Di fatto, data la reazione unanime di media, politica, e opinione pubblica, riesce difficile individuare dove si anniderebbe questo misterioso patriarcato (termine tecnico femminista per definire la matrice culturale misogina nel suo complesso).

Esiste invece una cultura, assolutamente dominante in Italia è generalmente predominante anche all’estero, che a mio avviso ha molto a che vedere con questo tipo di crimini, ma che non viene mai tirata in ballo, permettendone il prosperare e quindi il ripetersi di atti orrendi, ed è la cultura della coppia e della famiglia.
Il concetto che un legame sentimentale stabile, specie se benedetto da prole, vada a costituire qualcosa di più di una semplice somma di individualità, introduce un elemento di colpa aggiuntivo in colui o colei che decide di interrompere una relazione: la colpa cioè di aver ucciso questa entità assolutamente astratta, ma socialmente percepita, che è la coppia, o la famiglia.
Appare dunque evidente che quanto più una cultura dà importanza all’amore coniugale, e quanto più uno Stato tende a definire la famiglia, e non l’individuo, come nucleo fondamentale della struttura sociale, tanto più il perpetratore di un crimine passionale o coniugale vedrà il suo agire giustificato dalla necessità di vendicare la scomparsa di tale entità.
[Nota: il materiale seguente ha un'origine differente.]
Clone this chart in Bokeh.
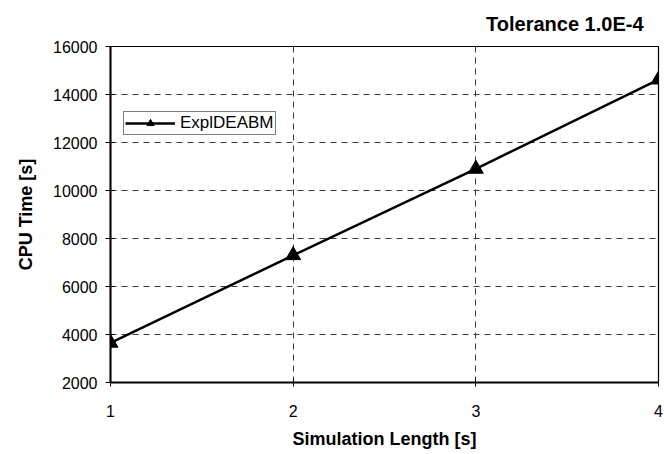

Il femminismo, pur criticando la cultura della famiglia in quanto limitativa della libertà di scelta della donna, non attribuisce ad essa responsabilità per quanto riguarda la violenza e l’omicidio coniugali: questo dipende da un lato dalla natura comunque reazionaria e conservatrice del femminismo (come tutte le ideologie interclassiste), dall’altro dal rifiuto di voler considerare la violenza coniugale come fenomeno sociale e non di genere: combattere un patriarcato immaginario e maschilista è indubbiamente più facile che cercare di riformare dogmi quali l’amor cortese e la procreazione come dono.

Se però davvero si vuole contribuire a creare una società dove la violenza di coppia incida meno sulla cronaca nera nazionale (poco importa qui che l’incidenza avvenga solo qualora la vittima sia donna), allora questo è ciò che occorrerebbe fare: rifiutare il concetto di coppia quale unica forma possibile di legame sentimentale, combattere la cultura di stampo cattolico e conservatore della famiglia, concedere dignità sociale ad ogni forma di sessualità libera e ad ogni forma di relazione tra qualunque numero di individui adulti fintantoché basata sul consenso; in generale ritornare alla cara vecchia matematica che suggerisce che uno più uno sia uguale a due, e a nulla più che due.
Nessuna forma di legame o relazione costruisce qualcosa di più che la felicità di chi vi prende parte, e in essa non vi è niente di più che una somma di individui.

Quando tutti arriveremo a questa realizzazione, sparirà ogni forma di possesso volta a preservare l’esistenza di un’entità di cui dovremo dimenticarci il significato: quel giorno spariranno anche le violenze e gli omicidi coniugali e passionali. O almeno, si può immaginarne una diminuzione.